Plestor House is a house in the centre of Selborne, Hampshire, England. The house is named for its location — adjacent to the village's plestor. Architecturally, the house has grown over the centuries. The oldest section, that facing the village green (known as The Plestor — from the Saxon words pleg stow, meaning play space), dates from the third quarter of the 17th century. The roof incorporates fire-blackened timbers which have been dated by dendrochronology to the early 14th century, and it is thought that they come from the house which previously stood on the site. A recent excavation of the cellar unearthed Tudor bricks, which were also fire-damaged and may therefore point to the fate of the house's predecessor.

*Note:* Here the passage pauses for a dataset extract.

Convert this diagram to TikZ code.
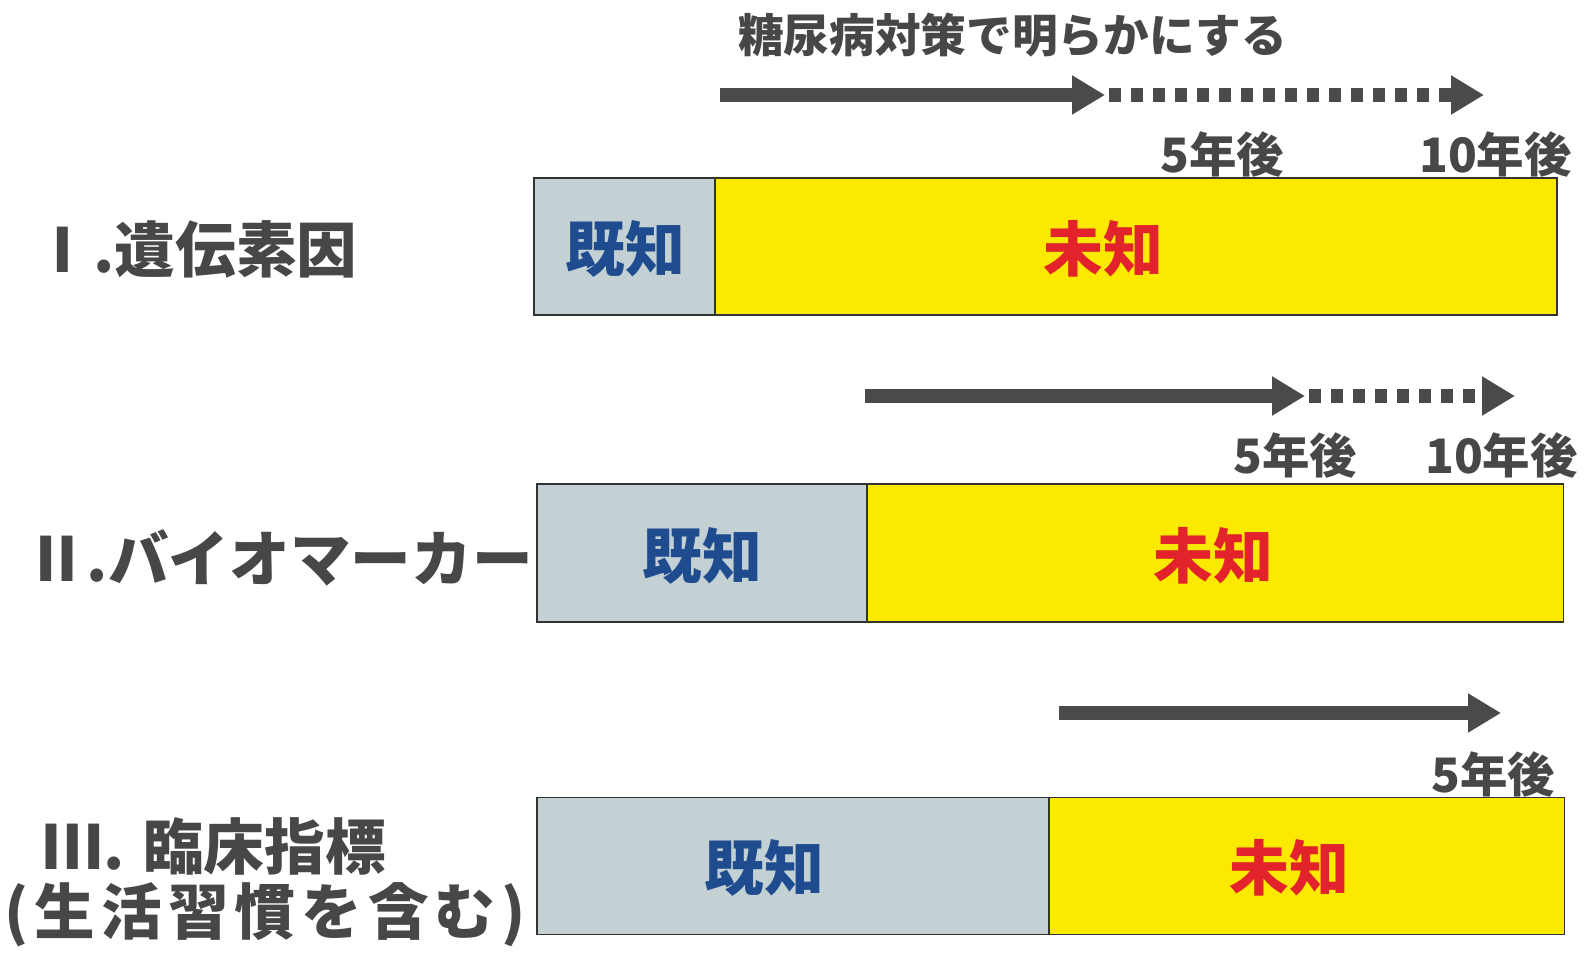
\documentclass[tikz,border=0pt]{standalone}
\usepackage{fontspec}
\setmainfont{Noto Sans CJK JP}
\newfontfamily\widefont{Noto Sans CJK JP}[LetterSpace=10]
\usetikzlibrary{arrows.meta}

\definecolor{inkgray}{HTML}{474747}
\definecolor{arrowgray}{HTML}{4A4A4A}
\definecolor{knownfill}{HTML}{C4D1D4}
\definecolor{unknownfill}{HTML}{FBE900}
\definecolor{knownblue}{HTML}{1F4C8F}
\definecolor{unknownred}{HTML}{E3232B}

\begin{document}
\begin{tikzpicture}[
    rowlabel/.style={anchor=west, inner sep=0pt, text=inkgray, font=\bfseries\fontsize{34.5}{40}\selectfont},
    yearlabel/.style={inner sep=0pt, text=inkgray, font=\bfseries\fontsize{27}{30}\selectfont},
    known/.style={draw=black!80, line width=1.1pt, fill=knownfill},
    unknown/.style={draw=black!80, line width=1.1pt, fill=unknownfill},
    knowntext/.style={inner sep=0pt, text=knownblue, font=\bfseries\fontsize{34}{38}\selectfont},
    unknowntext/.style={inner sep=0pt, text=unknownred, font=\bfseries\fontsize{34}{38}\selectfont},
    plan/.style={draw=arrowgray, line width=0.27cm, -{Triangle[length=0.66cm,width=0.74cm]}},
    goal/.style={plan, dash pattern=on 0.24cm off 0.2cm}
]

    \useasboundingbox (0,0) rectangle (31.84,19.16);

    \node [yearlabel, font=\bfseries\fontsize{26}{30}\selectfont] (title) at (20.25,18.45) {糖尿病対策で明らかにする};

    \coordinate (start1) at (14.40,17.26);
    \coordinate (five1) at (22.10,17.26);
    \coordinate (dots1) at (22.18,17.26);
    \coordinate (ten1) at (29.68,17.26);
    \draw [plan] (start1) -- (five1);
    \draw [goal] (dots1) -- (ten1);
    \node [yearlabel] (five1lab) at (24.44,16.08) {5年後};
    \node [yearlabel] (ten1lab) at (29.91,16.08) {10年後};

    \draw [known] (10.68,12.86) rectangle (14.30,15.60);
    \draw [unknown] (14.30,12.86) rectangle (31.14,15.60);
    \node [knowntext] (known1) at (12.51,14.18) {既知};
    \node [unknowntext] (unknown1) at (22.07,14.18) {未知};
    \node [rowlabel] (gene) at (0.65,14.18) {Ⅰ.遺伝素因};

    \coordinate (start2) at (17.30,11.24);
    \coordinate (five2) at (26.10,11.24);
    \coordinate (dots2) at (26.18,11.24);
    \coordinate (ten2) at (30.30,11.24);
    \draw [plan] (start2) -- (five2);
    \draw [goal] (dots2) -- (ten2);
    \node [yearlabel] (five2lab) at (25.91,10.06) {5年後};
    \node [yearlabel] (ten2lab) at (30.03,10.06) {10年後};

    \draw [known] (10.74,6.72) rectangle (17.34,9.48);
    \draw [unknown] (17.34,6.72) rectangle (31.27,9.48);
    \node [knowntext] (known2) at (14.05,8.04) {既知};
    \node [unknowntext] (unknown2) at (24.27,8.04) {未知};
    \node [rowlabel] (marker) at (0.52,8.00) {Ⅱ.バイオマーカー};

    \coordinate (start3) at (21.18,4.90);
    \coordinate (five3) at (30.02,4.90);
    \draw [plan] (start3) -- (five3);
    \node [yearlabel] (five3lab) at (29.87,3.68) {5年後};

    \draw [known] (10.74,0.47) rectangle (20.98,3.21);
    \draw [unknown] (20.98,0.47) rectangle (31.29,3.21);
    \node [knowntext] (known3) at (15.29,1.80) {既知};
    \node [unknowntext] (unknown3) at (25.79,1.80) {未知};
    \node [rowlabel] (clinic) at (0.85,2.24) {Ⅲ. 臨床指標};
    \node [rowlabel, font=\bfseries\widefont\fontsize{34.5}{40}\selectfont] (habit) at (0.08,0.86) {(生活習慣を含む)};

\end{tikzpicture}
\end{document}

The second section of the house dates from 1783, according to a stone set into the upper storey. The mortar lines between the local malmstones of this section are studded with pieces of iron, a local characteristic known as galletting. The most recent addition came at the turn of the 20th century. It effectively filled in the square formed by the L-shape of the two older wings.

Attached to the house is an ancient building which was the first site of the village school. The school was originally endowed in 1728, under the will of the grandfather of Gilbert White, the early naturalist.

The north-east corner of the house appears in one of the plates in the first edition of Gilbert White's famous book, The Natural History and Antiquities of Selborne (1789).

The house is now listed Grade II as being of architectural significance.